The latest employment figures, released in late January, showed a 52-month streak of job creation ending with a loss of 17,000 jobs in January. The Bush administration acknowledged the contraction, but pointed to the national unemployment rate of 4.9 percent to say that the labor market wasn't a harbinger of recession.
Right. No recession to see here, people. Look straight ahead and keep on truckin'.
A closer look at unemployment data by McClatchy, however, found that jobless Americans are spending more time looking for work and that those who can't find work now make up a greater share of the unemployed.

Several measures of unemployment, in fact, show that the workforce is under the kind of stress not seen since March 2001, when the U.S. economy entered a nine-month recession, followed by a so-called jobless recovery.
The White House hauled out its biggest gun, Ed Lazear, to rebut this analysis. Lazear is notable as one of the fathers of personnel economics -- a field Lazear and others seek to explain (I prefer justify), among other things, wage gaps due to gender, sociological and other differences. Predictably, Mr. Lazear has a different read on the numbers:
The Bush administration points out that the percentage of workers unable to find work for 27 weeks or longer was only 0.9 percent of the overall workforce in January.

"So in terms of proportion of individuals who are facing long-term unemployment, it's about the same as it was in the mid-1990s and actually lower than throughout most of the past few years," said Edward Lazear, the chairman of the White House Council of Economic Advisers.
There's a reason why the White House studiously avoids counting people still looking for work 26 weeks after they cash that first unemployment check. If you know anyone who's lost a job in the past coupla years, 4 1/2 months is not a very long time to be unemployed. Lazear uncovered an equation where "Clinton" numbers are "about the same" as these current "Bush" numbers. Too bad it's a crap equation:
But when Americans unemployed for 27 weeks or longer are measured as a share of the total number of unemployed, the story is very different.

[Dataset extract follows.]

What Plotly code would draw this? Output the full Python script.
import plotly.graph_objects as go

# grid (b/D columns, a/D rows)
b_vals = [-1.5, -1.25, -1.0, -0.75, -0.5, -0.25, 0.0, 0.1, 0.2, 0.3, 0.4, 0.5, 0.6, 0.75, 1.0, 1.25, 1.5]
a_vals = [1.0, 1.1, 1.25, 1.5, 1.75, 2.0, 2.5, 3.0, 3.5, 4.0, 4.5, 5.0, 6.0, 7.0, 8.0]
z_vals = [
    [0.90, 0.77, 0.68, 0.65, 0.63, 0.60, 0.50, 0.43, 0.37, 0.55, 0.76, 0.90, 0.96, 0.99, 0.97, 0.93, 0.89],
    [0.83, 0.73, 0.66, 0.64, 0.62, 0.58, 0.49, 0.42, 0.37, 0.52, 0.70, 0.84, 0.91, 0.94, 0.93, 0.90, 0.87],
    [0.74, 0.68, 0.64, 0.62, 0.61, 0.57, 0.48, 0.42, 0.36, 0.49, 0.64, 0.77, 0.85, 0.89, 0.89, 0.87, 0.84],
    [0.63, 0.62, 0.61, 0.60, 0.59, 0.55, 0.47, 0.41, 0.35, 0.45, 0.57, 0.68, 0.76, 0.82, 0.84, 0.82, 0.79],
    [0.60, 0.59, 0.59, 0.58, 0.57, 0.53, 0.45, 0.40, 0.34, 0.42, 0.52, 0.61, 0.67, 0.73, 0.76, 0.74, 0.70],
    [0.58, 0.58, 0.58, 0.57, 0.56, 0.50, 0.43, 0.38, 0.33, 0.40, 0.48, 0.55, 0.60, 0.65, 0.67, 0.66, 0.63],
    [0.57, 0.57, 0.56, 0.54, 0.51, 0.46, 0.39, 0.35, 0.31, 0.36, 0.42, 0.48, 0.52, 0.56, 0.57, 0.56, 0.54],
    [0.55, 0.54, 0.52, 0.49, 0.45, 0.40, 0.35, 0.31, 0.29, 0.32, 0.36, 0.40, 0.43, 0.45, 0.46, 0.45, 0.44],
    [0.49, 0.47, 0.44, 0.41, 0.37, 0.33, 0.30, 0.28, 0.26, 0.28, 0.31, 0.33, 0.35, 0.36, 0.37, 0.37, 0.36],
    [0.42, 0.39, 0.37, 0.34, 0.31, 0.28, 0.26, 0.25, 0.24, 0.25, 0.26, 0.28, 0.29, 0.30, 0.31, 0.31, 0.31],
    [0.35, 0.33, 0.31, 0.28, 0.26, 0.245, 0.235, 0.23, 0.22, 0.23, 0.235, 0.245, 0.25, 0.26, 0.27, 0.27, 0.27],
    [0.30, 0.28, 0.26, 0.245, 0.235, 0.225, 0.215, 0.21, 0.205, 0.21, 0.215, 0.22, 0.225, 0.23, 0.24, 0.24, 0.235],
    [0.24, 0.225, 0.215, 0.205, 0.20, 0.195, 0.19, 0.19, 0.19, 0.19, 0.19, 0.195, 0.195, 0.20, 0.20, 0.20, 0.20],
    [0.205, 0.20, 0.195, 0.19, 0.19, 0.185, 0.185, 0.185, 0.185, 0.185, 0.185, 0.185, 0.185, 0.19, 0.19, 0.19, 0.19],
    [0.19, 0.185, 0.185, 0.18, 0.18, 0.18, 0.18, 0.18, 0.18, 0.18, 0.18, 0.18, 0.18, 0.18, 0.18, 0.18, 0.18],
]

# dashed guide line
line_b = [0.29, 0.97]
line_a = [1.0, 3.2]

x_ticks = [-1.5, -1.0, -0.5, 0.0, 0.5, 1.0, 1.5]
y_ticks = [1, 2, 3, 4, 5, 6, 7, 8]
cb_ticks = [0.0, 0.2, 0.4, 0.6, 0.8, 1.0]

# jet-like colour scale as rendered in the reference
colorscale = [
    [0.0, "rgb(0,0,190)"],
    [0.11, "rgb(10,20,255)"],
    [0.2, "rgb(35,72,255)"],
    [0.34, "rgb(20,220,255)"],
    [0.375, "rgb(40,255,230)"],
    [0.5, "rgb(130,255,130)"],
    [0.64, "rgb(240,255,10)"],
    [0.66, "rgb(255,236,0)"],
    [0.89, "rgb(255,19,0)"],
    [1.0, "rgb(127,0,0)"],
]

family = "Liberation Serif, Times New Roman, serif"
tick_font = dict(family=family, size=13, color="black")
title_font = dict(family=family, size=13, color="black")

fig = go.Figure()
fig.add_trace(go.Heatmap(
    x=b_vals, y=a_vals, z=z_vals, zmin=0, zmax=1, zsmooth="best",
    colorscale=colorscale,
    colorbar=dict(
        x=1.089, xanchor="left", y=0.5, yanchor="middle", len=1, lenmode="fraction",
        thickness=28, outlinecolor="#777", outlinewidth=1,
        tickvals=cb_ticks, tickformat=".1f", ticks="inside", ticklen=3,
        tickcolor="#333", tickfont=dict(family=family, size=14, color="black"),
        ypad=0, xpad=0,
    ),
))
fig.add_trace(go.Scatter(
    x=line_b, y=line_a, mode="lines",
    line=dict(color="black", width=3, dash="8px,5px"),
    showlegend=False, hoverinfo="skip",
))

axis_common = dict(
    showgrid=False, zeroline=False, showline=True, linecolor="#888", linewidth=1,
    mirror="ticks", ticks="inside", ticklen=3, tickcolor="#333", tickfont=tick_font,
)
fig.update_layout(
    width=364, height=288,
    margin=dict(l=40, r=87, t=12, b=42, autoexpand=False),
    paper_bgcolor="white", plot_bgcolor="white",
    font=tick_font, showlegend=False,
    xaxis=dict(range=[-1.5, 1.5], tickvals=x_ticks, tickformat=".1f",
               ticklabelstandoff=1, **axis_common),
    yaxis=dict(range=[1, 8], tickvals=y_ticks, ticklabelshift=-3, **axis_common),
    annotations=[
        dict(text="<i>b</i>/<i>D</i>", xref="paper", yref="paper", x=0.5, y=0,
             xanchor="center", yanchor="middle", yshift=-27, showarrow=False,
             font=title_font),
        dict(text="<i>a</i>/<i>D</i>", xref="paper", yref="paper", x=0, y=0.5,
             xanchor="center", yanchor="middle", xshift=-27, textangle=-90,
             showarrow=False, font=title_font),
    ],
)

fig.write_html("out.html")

The long-term unemployed amounted to 18.3 percent of all the unemployed in January. That means that while overall unemployment is low, almost one in five unemployed workers has been jobless for six months or more.
It's no small wonder that Bush, Lazear and friends want to bury this trend. Chronic unemployment stats contradict everything they've been selling us about American jobs:
"Long-term unemployment is really very interesting and in some ways a more telling indicator," said Jared Bernstein, a labor economist with the liberal Economic Policy Institute in Washington. "It basically says that given the particularly low level of unemployment, you'd expect a much lower share (of long-term unemployed) on the jobless rolls. Job creation has been anything but robust."
Here's how the stats compare to other periods in Bush's reign two terms:
When the U.S. economy last went into recession, in March 2001, the unemployment rate was 5.7 percent and the long-term unemployed made up 11.1 percent of all unemployed. That number reached the 18 percent range 14 months later and peaked at 23.4 percent during a single month in both 2004 and 2005.

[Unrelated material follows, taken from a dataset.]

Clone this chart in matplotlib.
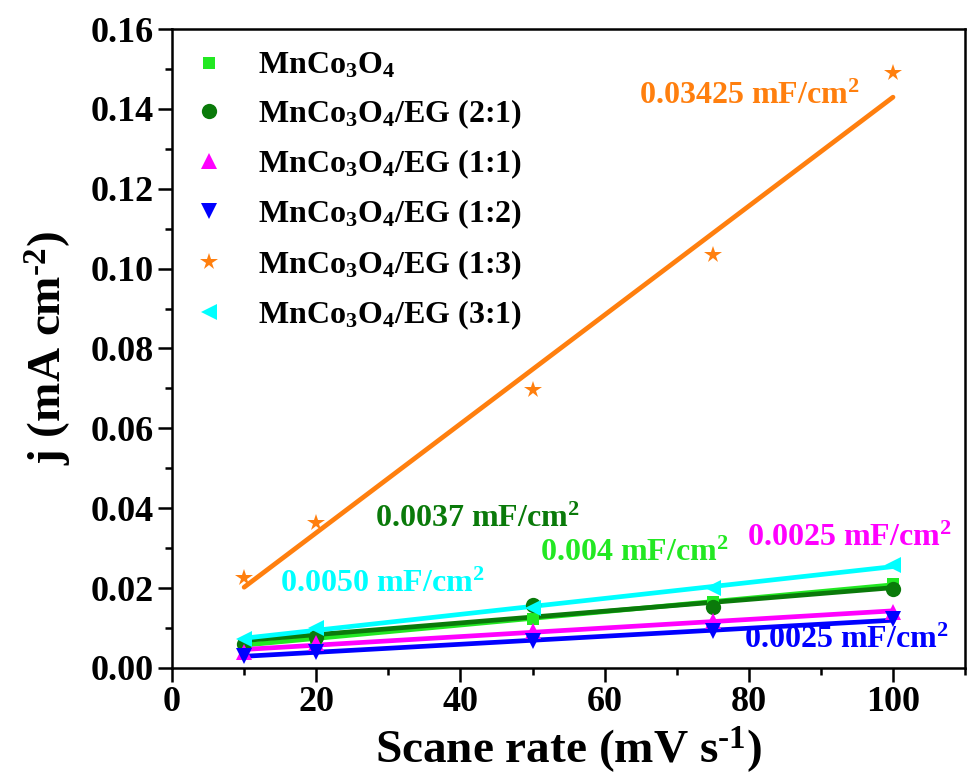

These statistics suggest that if the United States is in a recession — still a subject of debate among economists — the nation is entering an economic contraction with a much higher rate of chronically unemployed than it did during the nine-month recession in 2001.
In other words, we're fucked. Really, really fucked. In the grand scheme of things the labor market affects the economy thusly:
It's a critically important linchpin because, although we get excited about every bip and bop in the stock market, it's the labor market that matters most to most people. They're depending on their paycheck, not their stock portfolios," Bernstein said. "If the labor market is not producing enough jobs or hours of work, that's going to show up as diminished income growth and less consumption."
This chronic unemployment (and underemployment) combined with the sub-prime crisis, inflation, higher gas & heating oil prices, the real estate crash et al. Without bankruptcy protection and with property values plummeting, people default on their mortgages to pay their credit cards. Consumer confidence erodes. While the average citizen was suffering, Bush and his Lazear-led bean-counters couldn't have cared less. It took Corporate America to feel the pinch and start screaming for Bush to ask Lazear to dial up his new "stimulus package."

Hell, we'll be lucky if Bush's package doesn't make things even worse. You know it's a bad plan when libertarian think tank the Cato Institute can rip it as "a disappointing re-run of the misguided policies of Jimmy Carter." Ouch!

Add our fucked up economy to the long list of Bush Administration legacy land mines left for the next up to negotiate.